Records with drawing code
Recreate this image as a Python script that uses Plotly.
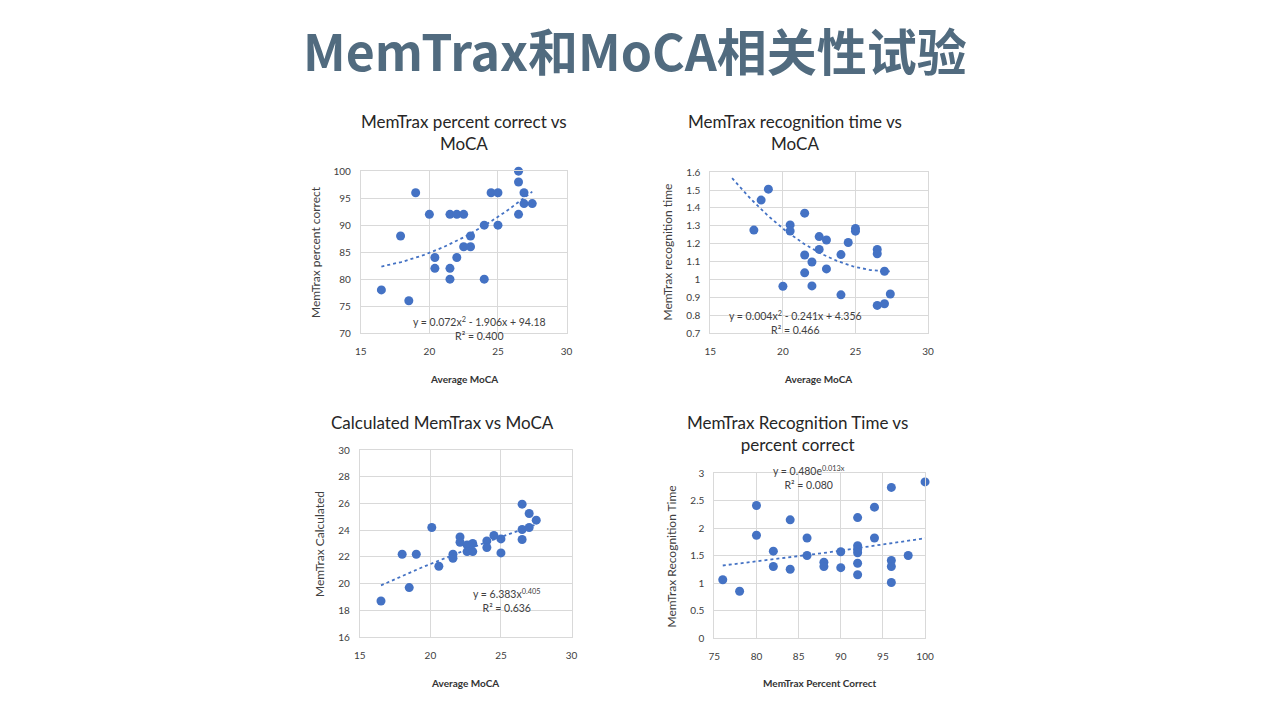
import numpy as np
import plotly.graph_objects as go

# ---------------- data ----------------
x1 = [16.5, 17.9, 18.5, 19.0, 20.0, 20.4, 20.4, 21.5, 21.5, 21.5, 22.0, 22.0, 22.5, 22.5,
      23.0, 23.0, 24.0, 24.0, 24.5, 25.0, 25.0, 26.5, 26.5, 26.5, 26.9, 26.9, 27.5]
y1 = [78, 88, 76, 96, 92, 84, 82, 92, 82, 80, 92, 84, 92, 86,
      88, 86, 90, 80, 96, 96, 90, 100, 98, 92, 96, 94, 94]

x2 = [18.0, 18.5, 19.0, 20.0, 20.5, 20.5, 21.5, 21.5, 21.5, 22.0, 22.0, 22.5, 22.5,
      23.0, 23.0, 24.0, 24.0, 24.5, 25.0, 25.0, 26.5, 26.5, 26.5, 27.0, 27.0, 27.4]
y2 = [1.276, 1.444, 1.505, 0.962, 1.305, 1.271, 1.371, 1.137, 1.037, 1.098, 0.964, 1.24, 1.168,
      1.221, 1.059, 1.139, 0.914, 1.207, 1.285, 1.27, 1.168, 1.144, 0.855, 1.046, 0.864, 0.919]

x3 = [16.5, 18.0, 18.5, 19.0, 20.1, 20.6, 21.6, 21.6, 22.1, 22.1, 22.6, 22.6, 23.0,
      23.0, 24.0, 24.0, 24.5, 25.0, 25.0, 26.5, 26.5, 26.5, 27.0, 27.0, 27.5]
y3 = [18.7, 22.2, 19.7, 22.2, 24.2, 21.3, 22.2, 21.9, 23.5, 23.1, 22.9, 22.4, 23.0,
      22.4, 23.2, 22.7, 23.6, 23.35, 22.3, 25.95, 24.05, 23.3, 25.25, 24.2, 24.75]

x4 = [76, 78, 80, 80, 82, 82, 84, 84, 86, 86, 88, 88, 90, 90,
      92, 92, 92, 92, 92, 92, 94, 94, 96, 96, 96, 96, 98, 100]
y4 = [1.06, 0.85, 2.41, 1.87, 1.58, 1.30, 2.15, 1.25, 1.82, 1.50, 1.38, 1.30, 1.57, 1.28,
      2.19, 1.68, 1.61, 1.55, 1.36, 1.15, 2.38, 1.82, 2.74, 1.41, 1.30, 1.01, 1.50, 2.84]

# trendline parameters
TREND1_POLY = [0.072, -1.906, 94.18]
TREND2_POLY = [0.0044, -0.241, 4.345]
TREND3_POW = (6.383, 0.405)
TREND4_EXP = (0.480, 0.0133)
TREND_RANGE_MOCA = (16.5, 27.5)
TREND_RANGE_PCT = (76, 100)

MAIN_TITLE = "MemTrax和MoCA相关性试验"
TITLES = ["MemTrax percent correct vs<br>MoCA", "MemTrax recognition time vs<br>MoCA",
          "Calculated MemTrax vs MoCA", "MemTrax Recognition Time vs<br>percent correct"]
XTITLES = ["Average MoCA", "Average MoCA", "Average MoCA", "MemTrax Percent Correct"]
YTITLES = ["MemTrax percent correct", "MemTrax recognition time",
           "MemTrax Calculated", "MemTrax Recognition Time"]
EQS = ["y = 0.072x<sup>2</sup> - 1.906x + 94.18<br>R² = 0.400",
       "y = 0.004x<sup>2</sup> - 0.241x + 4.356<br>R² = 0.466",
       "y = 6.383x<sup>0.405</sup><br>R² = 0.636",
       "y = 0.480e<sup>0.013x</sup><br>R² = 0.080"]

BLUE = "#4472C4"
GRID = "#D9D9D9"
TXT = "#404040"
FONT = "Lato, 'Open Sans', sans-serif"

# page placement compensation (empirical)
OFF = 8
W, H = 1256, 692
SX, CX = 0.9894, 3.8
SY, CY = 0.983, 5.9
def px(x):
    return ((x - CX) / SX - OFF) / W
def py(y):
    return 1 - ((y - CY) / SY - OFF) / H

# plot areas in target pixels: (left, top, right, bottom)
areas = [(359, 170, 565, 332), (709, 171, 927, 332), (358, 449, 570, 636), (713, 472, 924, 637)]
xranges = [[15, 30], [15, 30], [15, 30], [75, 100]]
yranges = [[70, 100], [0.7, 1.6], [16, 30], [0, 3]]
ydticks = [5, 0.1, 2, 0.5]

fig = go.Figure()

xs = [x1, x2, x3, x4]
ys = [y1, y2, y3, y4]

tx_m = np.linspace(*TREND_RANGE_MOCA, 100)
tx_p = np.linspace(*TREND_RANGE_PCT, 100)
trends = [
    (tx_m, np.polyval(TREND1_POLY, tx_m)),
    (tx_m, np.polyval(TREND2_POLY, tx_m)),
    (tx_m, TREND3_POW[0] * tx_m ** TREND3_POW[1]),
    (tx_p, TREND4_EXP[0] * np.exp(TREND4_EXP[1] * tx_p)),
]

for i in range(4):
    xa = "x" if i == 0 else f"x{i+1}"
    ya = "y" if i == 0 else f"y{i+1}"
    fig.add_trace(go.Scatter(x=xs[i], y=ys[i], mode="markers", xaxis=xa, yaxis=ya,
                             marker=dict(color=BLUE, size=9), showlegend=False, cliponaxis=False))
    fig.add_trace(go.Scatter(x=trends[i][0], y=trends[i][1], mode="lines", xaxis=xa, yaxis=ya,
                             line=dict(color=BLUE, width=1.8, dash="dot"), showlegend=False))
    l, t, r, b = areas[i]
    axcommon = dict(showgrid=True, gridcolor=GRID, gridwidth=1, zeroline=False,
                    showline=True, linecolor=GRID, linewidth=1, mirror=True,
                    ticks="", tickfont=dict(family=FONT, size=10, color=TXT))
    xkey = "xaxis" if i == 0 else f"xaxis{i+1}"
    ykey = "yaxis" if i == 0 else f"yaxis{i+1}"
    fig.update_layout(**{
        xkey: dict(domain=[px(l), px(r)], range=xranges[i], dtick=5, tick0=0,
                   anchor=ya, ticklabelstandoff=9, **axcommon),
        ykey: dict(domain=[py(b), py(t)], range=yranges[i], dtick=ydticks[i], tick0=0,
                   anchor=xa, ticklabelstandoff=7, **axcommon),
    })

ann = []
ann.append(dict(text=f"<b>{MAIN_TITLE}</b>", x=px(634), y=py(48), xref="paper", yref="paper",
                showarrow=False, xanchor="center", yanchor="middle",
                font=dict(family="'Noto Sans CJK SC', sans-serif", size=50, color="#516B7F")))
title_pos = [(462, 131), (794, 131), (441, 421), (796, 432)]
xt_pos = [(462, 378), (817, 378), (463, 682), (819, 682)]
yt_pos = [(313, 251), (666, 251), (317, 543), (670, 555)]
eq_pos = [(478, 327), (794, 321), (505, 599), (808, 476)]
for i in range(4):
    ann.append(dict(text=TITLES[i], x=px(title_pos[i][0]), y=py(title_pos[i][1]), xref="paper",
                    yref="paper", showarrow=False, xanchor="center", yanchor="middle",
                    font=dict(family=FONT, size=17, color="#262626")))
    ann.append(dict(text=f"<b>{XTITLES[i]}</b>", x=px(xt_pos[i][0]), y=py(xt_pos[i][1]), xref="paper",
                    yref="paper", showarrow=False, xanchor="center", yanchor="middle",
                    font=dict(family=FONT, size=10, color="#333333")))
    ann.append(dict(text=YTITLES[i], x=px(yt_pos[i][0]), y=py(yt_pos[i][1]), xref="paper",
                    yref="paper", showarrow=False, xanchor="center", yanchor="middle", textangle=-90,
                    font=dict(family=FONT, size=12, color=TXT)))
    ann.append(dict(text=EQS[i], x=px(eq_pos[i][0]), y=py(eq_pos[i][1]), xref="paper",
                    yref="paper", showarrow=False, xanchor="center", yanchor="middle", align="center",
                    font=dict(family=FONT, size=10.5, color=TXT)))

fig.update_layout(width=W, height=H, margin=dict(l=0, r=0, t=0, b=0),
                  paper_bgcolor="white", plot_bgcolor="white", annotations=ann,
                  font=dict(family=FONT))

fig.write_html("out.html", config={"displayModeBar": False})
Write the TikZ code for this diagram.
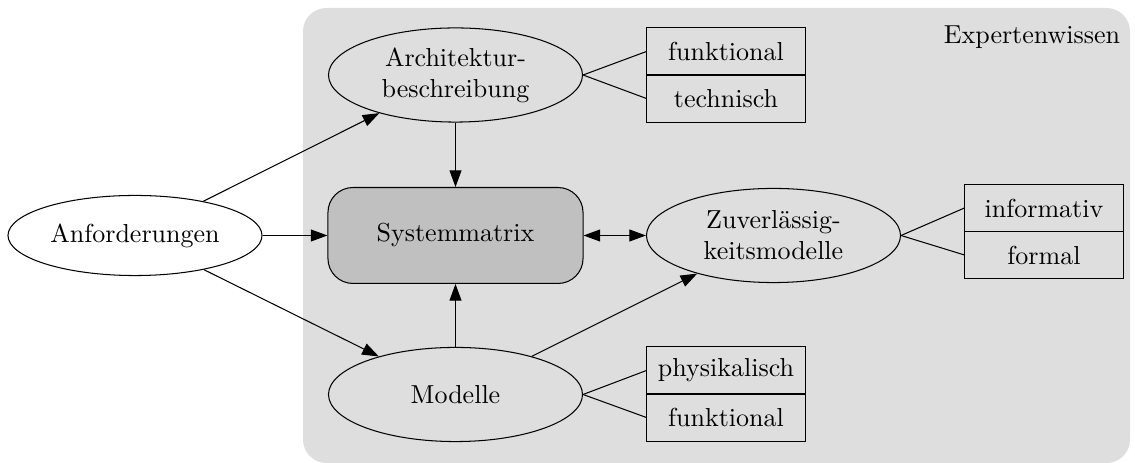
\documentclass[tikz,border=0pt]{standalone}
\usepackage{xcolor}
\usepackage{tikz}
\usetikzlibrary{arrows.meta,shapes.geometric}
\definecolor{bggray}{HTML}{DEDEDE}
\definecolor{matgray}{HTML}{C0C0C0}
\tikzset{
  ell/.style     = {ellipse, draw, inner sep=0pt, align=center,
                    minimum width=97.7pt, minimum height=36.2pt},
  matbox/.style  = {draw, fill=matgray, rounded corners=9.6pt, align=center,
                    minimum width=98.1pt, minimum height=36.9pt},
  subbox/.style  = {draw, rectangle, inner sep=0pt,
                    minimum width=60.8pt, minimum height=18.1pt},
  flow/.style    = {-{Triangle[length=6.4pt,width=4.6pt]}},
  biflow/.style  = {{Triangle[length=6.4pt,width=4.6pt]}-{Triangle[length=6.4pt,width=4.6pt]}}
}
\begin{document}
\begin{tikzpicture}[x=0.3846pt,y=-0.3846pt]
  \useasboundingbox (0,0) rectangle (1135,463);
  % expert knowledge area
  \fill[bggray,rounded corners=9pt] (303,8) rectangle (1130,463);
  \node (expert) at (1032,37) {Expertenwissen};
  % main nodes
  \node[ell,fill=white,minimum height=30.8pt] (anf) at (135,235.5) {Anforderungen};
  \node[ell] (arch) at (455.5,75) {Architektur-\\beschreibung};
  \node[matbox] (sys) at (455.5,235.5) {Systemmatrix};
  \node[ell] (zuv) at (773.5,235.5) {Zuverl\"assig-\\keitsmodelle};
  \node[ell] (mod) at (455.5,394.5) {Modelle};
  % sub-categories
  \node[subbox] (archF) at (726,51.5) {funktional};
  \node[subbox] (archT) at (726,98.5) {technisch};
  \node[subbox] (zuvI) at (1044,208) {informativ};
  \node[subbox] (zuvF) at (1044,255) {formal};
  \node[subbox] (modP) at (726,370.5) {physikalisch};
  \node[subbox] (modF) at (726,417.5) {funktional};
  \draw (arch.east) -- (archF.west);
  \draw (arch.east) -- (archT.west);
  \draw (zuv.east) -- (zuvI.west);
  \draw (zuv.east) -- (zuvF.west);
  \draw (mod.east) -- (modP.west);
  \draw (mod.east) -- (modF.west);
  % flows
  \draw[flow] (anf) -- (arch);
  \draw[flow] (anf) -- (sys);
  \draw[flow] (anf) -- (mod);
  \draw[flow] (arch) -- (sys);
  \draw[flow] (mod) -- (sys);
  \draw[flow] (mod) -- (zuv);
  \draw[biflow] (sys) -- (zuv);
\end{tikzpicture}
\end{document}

STATED TASK:
Copy every line in the entries above that has the string "this" in it.

TASK RESULT:
Recreate this image as a Python script that uses Plotly.
Write the TikZ code for this diagram.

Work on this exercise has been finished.